Eyewitness statements placed him near the scene, and forensic evidence—allegedly blood traces on his clothing—bolstered the case. He was charged with murder and stood trial at the Old Bailey in early 1994. The prosecution painted a picture of a heated exchange escalating into violence, possibly over a trivial dispute like change or a perceived slight. But the defense countered fiercely, arguing mistaken identity and contaminated evidence, claiming the blood could have come from a unrelated scrape.
After a tense two-week trial, the jury acquitted the defendant, citing insufficient proof beyond reasonable doubt. The verdict sparked outrage among Javad’s friends and family, who packed the courtroom galleries. The acquittal left the case officially unsolved, filed away in the annals of London’s cold files, with no further suspects pursued.
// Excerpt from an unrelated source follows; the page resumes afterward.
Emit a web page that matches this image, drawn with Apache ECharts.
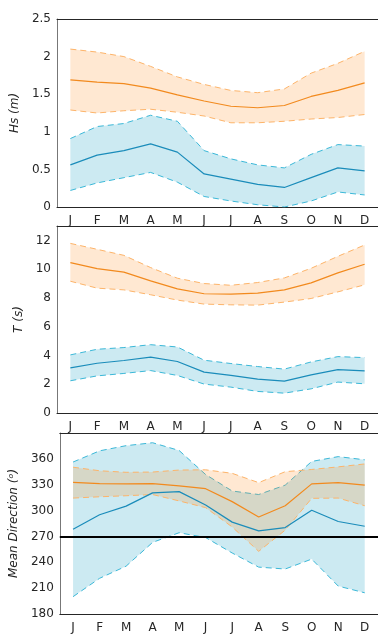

Javad Iqbal’s murder wasn’t isolated; it unfolded against a backdrop of rising violence in South London. The early 1990s saw a spike in knife crimes, often linked to gang rivalries and economic despair. Brixton, with its history of marginalization, bore the brunt. Just months earlier, the murder of Stephen Lawrence in Eltham had ignited national fury over institutional racism in policing—a fire that would burn brighter in the years to come.
For the South Asian community, Iqbal’s death was a gut punch. As one of the few Pakistani shop owners in the area, he symbolized integration and hard-won stability. Community leaders called for better street lighting and patrols, but systemic change lagged. Today, Kent Walk remains much as it was.
And more than three decades later, Javad Iqbal’s killer or killers still walk free.